The southern San Joaquin Valley of California is home to more endangered species than any other region in the contiguous United States. This beautiful region is also economically rich with 3,786 oil and gas wells, a situation that presents a conflict of interest between those who want to preserve and those who want to develop the area. The Coles Levee Ecosystem Preserve is a novel project that seeks to develop a workable collaboration between the public and private sectors, while finding a solution to this conflict of interests. The Atlantic Richfield Company (ARCO) and the California Department of Fish and Game have embarked on a joint effort to provide for environmental preservation and habitat protection while expediting economic development and making it easier for businesses to overcome regulatory hurdles.

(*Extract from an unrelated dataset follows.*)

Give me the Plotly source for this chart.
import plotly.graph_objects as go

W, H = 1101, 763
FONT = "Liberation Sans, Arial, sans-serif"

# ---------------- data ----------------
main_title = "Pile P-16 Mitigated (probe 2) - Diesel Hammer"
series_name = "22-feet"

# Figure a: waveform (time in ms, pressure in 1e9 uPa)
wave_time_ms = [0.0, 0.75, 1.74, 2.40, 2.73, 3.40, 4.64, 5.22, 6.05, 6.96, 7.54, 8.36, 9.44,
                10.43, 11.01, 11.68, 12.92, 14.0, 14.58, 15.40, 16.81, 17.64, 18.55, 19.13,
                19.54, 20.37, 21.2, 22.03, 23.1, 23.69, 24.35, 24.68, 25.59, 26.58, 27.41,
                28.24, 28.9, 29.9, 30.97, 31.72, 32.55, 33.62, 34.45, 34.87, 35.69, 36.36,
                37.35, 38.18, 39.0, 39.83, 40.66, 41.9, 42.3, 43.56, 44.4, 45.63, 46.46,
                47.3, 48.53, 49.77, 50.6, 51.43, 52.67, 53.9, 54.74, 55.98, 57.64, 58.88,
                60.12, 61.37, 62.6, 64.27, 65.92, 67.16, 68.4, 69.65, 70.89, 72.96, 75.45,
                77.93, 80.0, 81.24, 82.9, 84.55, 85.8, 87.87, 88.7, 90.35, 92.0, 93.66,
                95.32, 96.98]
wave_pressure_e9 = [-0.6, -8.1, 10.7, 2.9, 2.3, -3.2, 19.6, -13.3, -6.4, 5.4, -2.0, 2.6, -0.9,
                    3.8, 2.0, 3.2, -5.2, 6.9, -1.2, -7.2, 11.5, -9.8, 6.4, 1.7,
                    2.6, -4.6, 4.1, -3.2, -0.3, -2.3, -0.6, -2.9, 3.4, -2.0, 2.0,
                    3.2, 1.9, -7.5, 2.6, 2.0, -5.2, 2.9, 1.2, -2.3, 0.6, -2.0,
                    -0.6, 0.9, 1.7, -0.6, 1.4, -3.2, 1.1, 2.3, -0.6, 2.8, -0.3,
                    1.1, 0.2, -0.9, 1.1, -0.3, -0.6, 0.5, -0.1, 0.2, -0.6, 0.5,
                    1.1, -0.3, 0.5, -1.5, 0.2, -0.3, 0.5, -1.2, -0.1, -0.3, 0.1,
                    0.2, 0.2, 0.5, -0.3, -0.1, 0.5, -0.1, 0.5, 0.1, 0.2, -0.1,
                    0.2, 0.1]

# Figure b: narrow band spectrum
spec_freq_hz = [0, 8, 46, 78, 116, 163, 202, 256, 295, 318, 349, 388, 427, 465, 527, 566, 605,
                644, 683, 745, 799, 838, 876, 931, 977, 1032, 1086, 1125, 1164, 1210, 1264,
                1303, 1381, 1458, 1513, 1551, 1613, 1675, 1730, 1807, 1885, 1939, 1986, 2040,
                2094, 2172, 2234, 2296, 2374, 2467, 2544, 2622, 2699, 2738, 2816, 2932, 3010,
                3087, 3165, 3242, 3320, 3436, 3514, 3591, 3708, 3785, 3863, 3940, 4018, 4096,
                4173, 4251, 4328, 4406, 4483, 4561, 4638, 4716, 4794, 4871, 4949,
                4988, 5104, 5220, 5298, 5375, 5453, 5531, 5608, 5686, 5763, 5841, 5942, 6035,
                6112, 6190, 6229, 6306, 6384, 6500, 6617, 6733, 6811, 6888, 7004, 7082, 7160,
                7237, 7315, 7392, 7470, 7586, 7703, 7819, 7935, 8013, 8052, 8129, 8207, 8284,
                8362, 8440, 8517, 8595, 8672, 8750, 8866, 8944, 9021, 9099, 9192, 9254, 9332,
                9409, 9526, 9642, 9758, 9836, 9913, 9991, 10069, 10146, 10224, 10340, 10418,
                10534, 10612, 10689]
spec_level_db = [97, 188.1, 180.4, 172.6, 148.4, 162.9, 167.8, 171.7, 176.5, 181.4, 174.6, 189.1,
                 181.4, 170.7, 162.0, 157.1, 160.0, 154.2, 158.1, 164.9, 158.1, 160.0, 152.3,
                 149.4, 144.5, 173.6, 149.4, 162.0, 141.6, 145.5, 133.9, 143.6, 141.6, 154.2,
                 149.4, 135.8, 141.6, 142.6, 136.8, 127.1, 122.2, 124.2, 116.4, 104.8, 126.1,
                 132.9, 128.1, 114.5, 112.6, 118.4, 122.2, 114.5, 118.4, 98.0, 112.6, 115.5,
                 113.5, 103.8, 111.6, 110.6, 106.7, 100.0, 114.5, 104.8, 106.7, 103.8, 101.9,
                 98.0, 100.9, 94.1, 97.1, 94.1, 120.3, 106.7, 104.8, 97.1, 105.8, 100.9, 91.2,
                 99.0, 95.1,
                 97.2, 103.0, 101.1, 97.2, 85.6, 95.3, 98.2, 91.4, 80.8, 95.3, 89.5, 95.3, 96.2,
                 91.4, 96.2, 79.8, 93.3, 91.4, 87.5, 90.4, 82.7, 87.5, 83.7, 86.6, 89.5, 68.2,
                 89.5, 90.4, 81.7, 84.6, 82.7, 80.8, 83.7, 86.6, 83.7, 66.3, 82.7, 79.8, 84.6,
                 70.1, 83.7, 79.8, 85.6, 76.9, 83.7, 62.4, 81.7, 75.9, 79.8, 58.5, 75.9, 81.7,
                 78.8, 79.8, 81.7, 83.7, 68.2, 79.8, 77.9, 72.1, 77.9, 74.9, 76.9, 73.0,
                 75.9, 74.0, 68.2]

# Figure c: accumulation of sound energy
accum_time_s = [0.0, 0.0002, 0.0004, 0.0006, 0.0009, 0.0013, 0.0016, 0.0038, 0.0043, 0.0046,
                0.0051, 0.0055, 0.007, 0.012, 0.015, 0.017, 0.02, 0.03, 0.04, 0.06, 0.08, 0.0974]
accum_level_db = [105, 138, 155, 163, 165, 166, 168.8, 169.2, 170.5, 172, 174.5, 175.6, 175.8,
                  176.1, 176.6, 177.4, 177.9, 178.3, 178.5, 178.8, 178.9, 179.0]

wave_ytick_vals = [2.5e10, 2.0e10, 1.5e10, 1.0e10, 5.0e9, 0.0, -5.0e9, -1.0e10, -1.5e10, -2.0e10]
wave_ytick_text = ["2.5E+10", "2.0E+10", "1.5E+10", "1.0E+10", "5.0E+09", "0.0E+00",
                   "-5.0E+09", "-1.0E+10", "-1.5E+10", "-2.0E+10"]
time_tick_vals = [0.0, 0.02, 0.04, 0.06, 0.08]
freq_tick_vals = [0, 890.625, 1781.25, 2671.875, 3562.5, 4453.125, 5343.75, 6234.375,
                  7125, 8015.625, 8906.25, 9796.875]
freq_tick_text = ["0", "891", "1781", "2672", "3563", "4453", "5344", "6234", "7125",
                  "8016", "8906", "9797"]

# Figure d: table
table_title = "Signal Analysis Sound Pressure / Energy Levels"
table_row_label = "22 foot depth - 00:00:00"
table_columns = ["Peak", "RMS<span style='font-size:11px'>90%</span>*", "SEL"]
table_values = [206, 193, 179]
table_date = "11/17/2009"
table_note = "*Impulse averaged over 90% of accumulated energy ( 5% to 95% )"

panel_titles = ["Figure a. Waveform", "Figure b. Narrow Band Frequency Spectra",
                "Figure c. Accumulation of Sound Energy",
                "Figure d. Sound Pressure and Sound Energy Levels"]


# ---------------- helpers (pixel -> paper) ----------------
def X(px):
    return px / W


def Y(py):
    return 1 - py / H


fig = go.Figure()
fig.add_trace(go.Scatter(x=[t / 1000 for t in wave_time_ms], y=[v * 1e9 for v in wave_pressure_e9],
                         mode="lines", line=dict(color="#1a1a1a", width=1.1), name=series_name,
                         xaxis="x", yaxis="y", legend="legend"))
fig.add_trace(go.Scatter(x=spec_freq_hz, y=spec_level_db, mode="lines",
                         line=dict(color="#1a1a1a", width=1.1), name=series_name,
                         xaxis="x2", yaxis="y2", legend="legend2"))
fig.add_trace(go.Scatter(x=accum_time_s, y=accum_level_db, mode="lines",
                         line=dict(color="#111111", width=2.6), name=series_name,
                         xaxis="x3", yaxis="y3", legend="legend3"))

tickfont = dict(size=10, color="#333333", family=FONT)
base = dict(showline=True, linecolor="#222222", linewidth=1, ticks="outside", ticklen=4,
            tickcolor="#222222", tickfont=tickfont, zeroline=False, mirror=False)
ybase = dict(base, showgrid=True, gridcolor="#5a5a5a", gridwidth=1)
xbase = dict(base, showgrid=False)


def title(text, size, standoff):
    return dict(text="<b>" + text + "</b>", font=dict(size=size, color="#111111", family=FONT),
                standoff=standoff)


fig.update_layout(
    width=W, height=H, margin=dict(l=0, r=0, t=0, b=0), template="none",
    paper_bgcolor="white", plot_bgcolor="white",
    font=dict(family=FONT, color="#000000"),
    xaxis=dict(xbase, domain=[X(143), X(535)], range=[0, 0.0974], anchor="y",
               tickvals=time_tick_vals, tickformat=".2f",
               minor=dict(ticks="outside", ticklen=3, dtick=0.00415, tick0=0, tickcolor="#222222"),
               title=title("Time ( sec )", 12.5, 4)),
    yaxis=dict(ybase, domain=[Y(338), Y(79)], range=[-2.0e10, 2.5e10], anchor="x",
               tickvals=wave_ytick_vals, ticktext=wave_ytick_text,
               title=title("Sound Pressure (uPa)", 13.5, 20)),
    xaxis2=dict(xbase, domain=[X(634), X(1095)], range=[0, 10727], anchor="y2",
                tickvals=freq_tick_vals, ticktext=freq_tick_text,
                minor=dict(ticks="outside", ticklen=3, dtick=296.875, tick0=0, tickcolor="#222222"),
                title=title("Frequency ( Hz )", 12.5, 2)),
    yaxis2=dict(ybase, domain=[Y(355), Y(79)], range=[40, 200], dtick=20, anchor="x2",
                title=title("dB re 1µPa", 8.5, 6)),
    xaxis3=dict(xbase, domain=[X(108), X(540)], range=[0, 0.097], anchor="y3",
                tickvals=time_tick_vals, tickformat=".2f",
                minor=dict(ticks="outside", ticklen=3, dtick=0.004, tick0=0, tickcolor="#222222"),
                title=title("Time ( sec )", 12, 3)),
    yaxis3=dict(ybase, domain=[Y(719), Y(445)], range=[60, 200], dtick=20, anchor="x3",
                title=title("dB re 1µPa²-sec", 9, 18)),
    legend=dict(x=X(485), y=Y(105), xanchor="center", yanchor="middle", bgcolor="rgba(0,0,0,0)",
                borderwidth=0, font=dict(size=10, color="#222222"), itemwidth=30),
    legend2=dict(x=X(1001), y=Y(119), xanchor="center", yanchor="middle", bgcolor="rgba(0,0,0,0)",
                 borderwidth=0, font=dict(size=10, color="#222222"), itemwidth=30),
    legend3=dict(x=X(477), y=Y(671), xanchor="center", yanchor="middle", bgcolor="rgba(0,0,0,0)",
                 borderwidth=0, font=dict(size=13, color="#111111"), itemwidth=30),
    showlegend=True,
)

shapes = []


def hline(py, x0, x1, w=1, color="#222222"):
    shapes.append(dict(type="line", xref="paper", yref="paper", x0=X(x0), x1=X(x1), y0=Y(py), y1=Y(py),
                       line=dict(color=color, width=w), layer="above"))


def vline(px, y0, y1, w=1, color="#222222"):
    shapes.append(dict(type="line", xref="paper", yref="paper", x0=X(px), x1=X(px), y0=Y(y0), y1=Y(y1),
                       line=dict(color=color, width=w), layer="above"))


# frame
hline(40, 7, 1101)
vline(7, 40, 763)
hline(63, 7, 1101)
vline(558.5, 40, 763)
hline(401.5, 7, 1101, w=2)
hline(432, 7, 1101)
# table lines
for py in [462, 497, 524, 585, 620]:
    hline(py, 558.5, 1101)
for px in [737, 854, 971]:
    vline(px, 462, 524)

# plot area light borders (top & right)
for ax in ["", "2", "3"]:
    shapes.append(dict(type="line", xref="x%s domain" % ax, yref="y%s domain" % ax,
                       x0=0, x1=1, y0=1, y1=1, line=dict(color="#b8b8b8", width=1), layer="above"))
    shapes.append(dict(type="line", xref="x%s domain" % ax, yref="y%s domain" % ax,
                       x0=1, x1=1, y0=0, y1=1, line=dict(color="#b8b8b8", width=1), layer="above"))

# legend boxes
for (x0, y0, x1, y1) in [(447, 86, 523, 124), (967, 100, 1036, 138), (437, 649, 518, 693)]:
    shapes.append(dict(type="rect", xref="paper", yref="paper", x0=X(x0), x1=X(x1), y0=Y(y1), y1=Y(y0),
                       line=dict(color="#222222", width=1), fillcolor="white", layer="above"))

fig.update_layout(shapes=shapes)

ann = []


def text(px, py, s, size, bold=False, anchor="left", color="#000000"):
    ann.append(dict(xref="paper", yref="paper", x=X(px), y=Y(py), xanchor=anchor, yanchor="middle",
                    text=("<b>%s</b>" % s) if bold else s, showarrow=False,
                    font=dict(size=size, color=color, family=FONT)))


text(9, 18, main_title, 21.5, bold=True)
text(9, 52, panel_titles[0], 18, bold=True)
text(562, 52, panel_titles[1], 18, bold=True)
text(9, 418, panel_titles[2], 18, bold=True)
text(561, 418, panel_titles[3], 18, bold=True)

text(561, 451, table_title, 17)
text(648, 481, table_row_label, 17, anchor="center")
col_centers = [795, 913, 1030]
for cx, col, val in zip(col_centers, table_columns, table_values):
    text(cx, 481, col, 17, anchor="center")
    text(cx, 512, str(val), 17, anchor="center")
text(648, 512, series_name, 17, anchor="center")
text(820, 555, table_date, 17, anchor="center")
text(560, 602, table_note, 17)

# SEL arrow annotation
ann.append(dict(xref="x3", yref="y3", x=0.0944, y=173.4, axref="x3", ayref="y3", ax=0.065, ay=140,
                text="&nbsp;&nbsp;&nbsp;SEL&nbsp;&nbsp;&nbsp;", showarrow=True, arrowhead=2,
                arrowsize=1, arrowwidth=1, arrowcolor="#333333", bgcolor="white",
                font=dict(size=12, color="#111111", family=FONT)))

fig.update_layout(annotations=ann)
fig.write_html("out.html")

This ambitious agenda is fulfilled through the establishment of a 6,000-acre preserve that is home to almost a dozen state and/or federally listed threatened or endangered species. ARCO manages this preserve with help from the Department with a guarantee to provide better or more habitat to listed species (called mitigation acreage). The company is also allowed to sell part of this acreage to third parties who propose to protect listed species. These "mitigation credits" are sold based upon free market principles. Traditionally, an oil producer needed permits from federal and state agencies through a cumbersome process involving surveying for listed species, preparing a report and undertaking mitigating actions. Such permits were typically granted if the producer found and dedicated separate mitigation land. The Coles system streamlines this regulatory process by reducing the number of steps and agencies involved in obtaining a permit. Furthermore, it concentrates mitigation activities in a single land preserve rather than creating isolated pockets of habitat. The end result is a program that encourages development, guarantees the protection of endangered species, and leads to more efficient government mechanisms.
The program's biggest accomplishment has been to exploit a valuable economic resource, namely oil, and provide species habitat at the same time. The provision of mitigation rights to third parties means that a significant number of smaller projects have been able to take off successfully without the usual delays. ARCO itself has benefited tremendously from the reduction of paperwork and bureaucratic hurdles.

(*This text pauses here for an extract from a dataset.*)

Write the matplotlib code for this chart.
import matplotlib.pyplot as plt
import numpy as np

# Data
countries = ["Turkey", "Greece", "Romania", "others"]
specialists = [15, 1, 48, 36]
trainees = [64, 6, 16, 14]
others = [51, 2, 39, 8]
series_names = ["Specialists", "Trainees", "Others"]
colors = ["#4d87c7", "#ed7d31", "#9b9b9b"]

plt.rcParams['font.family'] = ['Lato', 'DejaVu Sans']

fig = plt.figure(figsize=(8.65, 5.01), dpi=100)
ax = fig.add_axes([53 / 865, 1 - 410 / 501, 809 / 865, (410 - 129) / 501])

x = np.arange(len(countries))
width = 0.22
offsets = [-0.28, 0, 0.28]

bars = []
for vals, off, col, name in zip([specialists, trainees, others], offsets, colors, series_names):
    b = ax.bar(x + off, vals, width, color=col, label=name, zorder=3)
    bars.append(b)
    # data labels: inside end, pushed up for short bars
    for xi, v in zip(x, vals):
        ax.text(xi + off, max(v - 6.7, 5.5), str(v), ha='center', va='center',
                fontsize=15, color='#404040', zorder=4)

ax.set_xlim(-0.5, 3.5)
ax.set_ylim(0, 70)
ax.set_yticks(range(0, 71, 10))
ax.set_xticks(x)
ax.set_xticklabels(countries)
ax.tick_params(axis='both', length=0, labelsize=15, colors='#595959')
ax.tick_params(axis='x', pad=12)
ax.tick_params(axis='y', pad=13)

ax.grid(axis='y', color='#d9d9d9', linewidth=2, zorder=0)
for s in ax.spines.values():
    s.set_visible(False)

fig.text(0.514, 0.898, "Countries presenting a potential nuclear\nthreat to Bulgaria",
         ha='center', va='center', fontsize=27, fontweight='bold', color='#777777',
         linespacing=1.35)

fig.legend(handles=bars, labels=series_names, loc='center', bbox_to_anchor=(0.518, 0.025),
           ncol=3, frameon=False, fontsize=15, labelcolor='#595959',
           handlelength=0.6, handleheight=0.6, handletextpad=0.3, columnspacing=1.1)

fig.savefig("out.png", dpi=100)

The evident effectiveness of the program has led to its replication elsewhere in California. Chevron USA is currently negotiating with the Department and the U.S. Fish and Wildlife Service for a similar program that would address an 18,000-acre area. The Nature Conservancy, Yolo County, and several other agencies and individuals are currently studying the program for possible replication. In the area of environmental protection and habitat preservation, the Coles Levee Ecosystem Preserve stands out as a shining example of intelligent innovation combined with practical but careful policymaking. Private and public interests have combined forces to create a win-win situation.